Scientists from Columbia University and the Breakthrough Listen project have announced the discovery of a promising millisecond pulsar candidate in the heart of the Milky Way. The object is located in close proximity to the supermassive black hole, Sagittarius A*. If confirmed, this discovery will be a landmark event for physics, providing scientists with an ultra-precise “cosmic instrument” capable of testing the theory of relativity under the most extreme conditions in the universe.
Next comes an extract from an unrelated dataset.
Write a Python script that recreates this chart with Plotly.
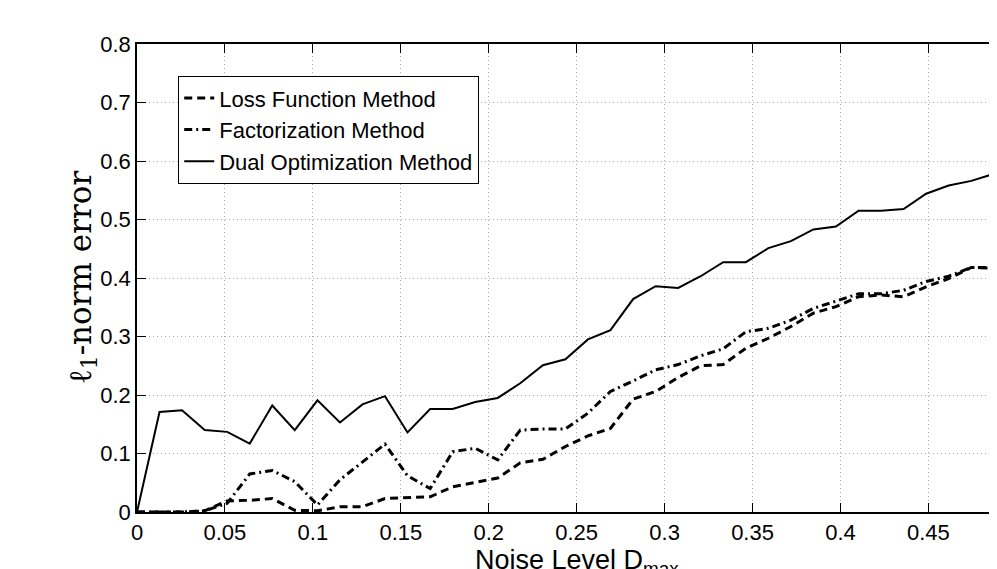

In Search of a Cosmic Beacon
The team, led by Dr. Caren Pérez, a recent Ph.D. graduate from Columbia University, conducted one of the most sensitive pulsar searches ever aimed at the Galactic Center. Using the Green Bank Telescope in West Virginia, they spent more than 20 hours performing deep observations. Radio waves were chosen because they are the only type of radiation that can penetrate the dense clouds of dust and gas obscuring the galaxy’s core. The detected candidate, spinning at an incredible rate with a period of 8.19 milliseconds (about 122 times per second), is the first of its kind found in this turbulent region, despite long-standing predictions that thousands of pulsars should exist there.
A Unique Laboratory for Testing Einstein
Pulsars are rapidly rotating neutron stars that emit beams of radio waves with the precision of atomic clocks. Having such a “metronome” next to a black hole with a mass 4 million times that of the Sun offers a unique opportunity for scientists. As the pulsar’s signals travel past the black hole, they will be delayed and deflected by the warped spacetime.
“Any external influence on a pulsar, such as the gravitational pull of a massive object, would introduce anomalies in this steady arrival of pulses, which can be measured and modeled,” explained study co-author Slavko Bogdanov, a research scientist at the Columbia Astrophysics Laboratory.
Measuring these anomalies will allow for tests of the general theory of relativity with unprecedented accuracy. Additionally, the pulsar will help to “weigh” the black hole and study the dynamics of stars in its vicinity.
The “Missing Pulsar Problem” and Next Steps
The fact that this highly sensitive survey found only a single strong candidate deepens what astronomers call the “missing pulsar problem.” Theories suggest that strong scattering of radio signals by the interstellar medium or extreme orbital dynamics may be hiding the pulsar population from view. It is crucial to note that the object is still a candidate, and confirmation requires extensive follow-up observations to verify its nature and determine its orbit.
“We’re looking forward to what follow-up observations might reveal about this pulsar candidate,” Dr. Pérez stated. “If confirmed, it could help us better understand both our own Galaxy, and General Relativity as a whole.”
A Glimpse into the Future
If this discovery is confirmed, it will open a new chapter in fundamental physics. It would provide the first tool to precisely map the spacetime around a supermassive black hole, offering the most stringent tests of Einstein’s theories to date. Meanwhile, the search for the elusive pulsar population continues, with future facilities like the Square Kilometre Array (SKA) and the next-generation Very Large Array (ngVLA) expected to provide the sensitivity needed to finally uncover these hidden cosmic clocks.